FishOutUvH2O
Contributor
I have to agree. The Sol's compass works great. There was definitely some issues to overcome when I first started using it. The hardest one being equipment confidence. Since I came from the mechanical compass crowd I was very skeptical (actually, hostile) of a digital compass. But after using it a bunch of times, side-by-side with my mechanical one, I realized it was just as accurate and really pretty easy to use. Another issue was sensitivity. The Sol's compass is a lot more sensitive than my mechanical one and if you're moving your arm side-to-side a lot, it can be hard to pin down the heading. Again, a few uses and the problem went away.

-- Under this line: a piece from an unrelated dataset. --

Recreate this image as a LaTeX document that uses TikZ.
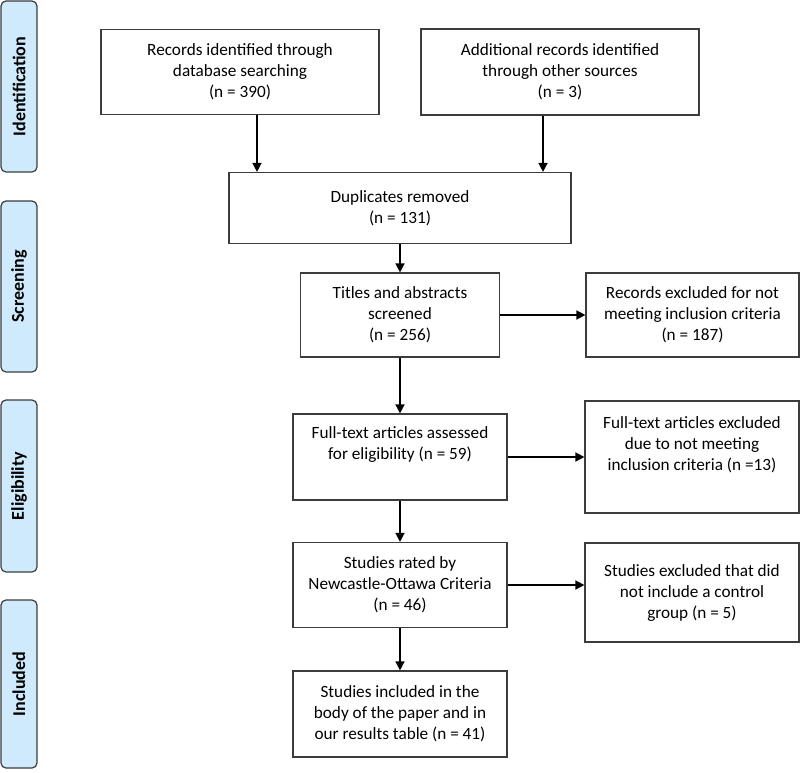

A feature I really like about the Sol's compass is that once you set a reference bearing on it, the compass automatically calculates the headings for reciprocal/out-n-back, triangle, and square/rectangle patterns and places symbols on the screen for them. Now, if I could just get my "distance traveled" down, I'd actually be a decent navigator.I have a Galileo Sol, and I really quite like the compass in it. It reads accurately at full tilt and tracks very smoothly. I set the computer so that once I turn on the compass it stays in the compass display mode until I turn it off and go back to the regular display mode. While in the compass mode, I still get a display of depth, dive time, tank pressure, and NDL.